На следующий год я снова выступал в «Олимпии». Вышеупомянутая история уже была полностью забыта, как вдруг однажды в мою гримуборную пришел Рауль Бретон, держа в руках журнал «Интранзижан», раскрытый на страничке новостей культуры. В глаза бросался жирный заголовок, растянутый на две колонки: «МЕА CULPA» [55]. Под статьей стояла подпись администратора театра «Комеди Франсез» Марселя Исковски. На моей памяти это единственный критик, который, пусть даже в заголовке на латинском языке, осмелился выразить свое раскаяние. Я с глубоким волнением прочитал эту прекрасную статью, не испытав никакого злорадства по поводу взятого реванша. Он наконец услышал меня, признал мой голос и мои песни. Сегодня я хочу поблагодарить его за этот жест. Не сделал этого прежде только потому, что в то время предпочитал делать вид, что не обращаю внимания на посвященные мне статьи в прессе.
Мои пластинки продавались очень хорошо, их крутили по радио. Певцы, исполнявшие мои песни, объявляли меня — тогда было принято при исполнении называть имена автора слов и композитора, впоследствии эта практика была утрачена. В провинции я тоже пользовался неплохой репутацией. ЖануРанзуйи, рекламному деятелю и истинному южанину, пришло в голову предложить мне выступать в конце первой части концертов Лео Маржана. Жан — Луи, тогда еще не знакомый с Жаном Ранзуйи, предложил тому оплатить все мои выступления заранее. Поскольку Жан Ранзуйи плохо себе представлял, с чем ему придется иметь дело, то решил прийти на один из моих концертов в «Олимпии». Прослушав первую песню, он пришел в ужас и воскликнул с южным акцентом: «В Марселе меня четвертуют! И ведь жена меня предупреждала: «Смотри внимательно, куда суешься»!» Когда песня закончилась, видя, что зал взорвался аплодисментами, он добавил: «Но они все балдеют от парижан!» Чем дольше шло выступление, тем больше наш приятель паниковал: подумать только, я заранее заплатил за все это! В финале, видя, что публика пребывает в восторге, он поднялся и сказал: «В конце концов, кто знает, может и обойдется».

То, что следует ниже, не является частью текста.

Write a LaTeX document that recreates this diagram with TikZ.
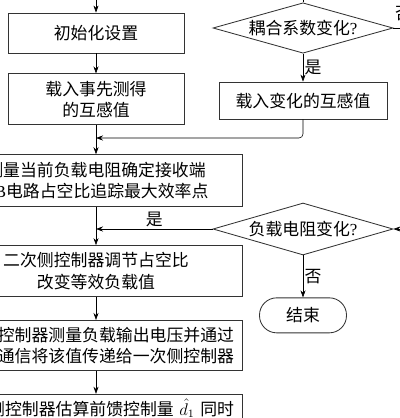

Как ни странно, именно юг Франции, и в частности Марсель, стал моей первой вотчиной. Когда-то у Эдит я познакомился с Тони Рейно, владельцем варьете и одного из спортивных залов в Марселе. Последний не имел кулис, и улица, ведущая к нему, была очень узка. Прийти туда было еще достаточно легко, потому что я появлялся намного раньше зрителей, но на выходе меня поджидали все родители и прародители поклонников марсельского шансона. Сами понимаете, какая была толчея. Чтобы толпа меня не раздавила, охрана предоставила мне тюремную машину, которую в народе называют «черным вороном», благодаря чему я беспрепятственно мог покинуть заведение и целым и невредимым добраться до гостиницы, где, забежав в номер, закрывался на два оборота. Наблюдая весь этот цирк, отец с издевкой заметил: «Подумать только, моего сына каждый вечер везут, как уголовника!».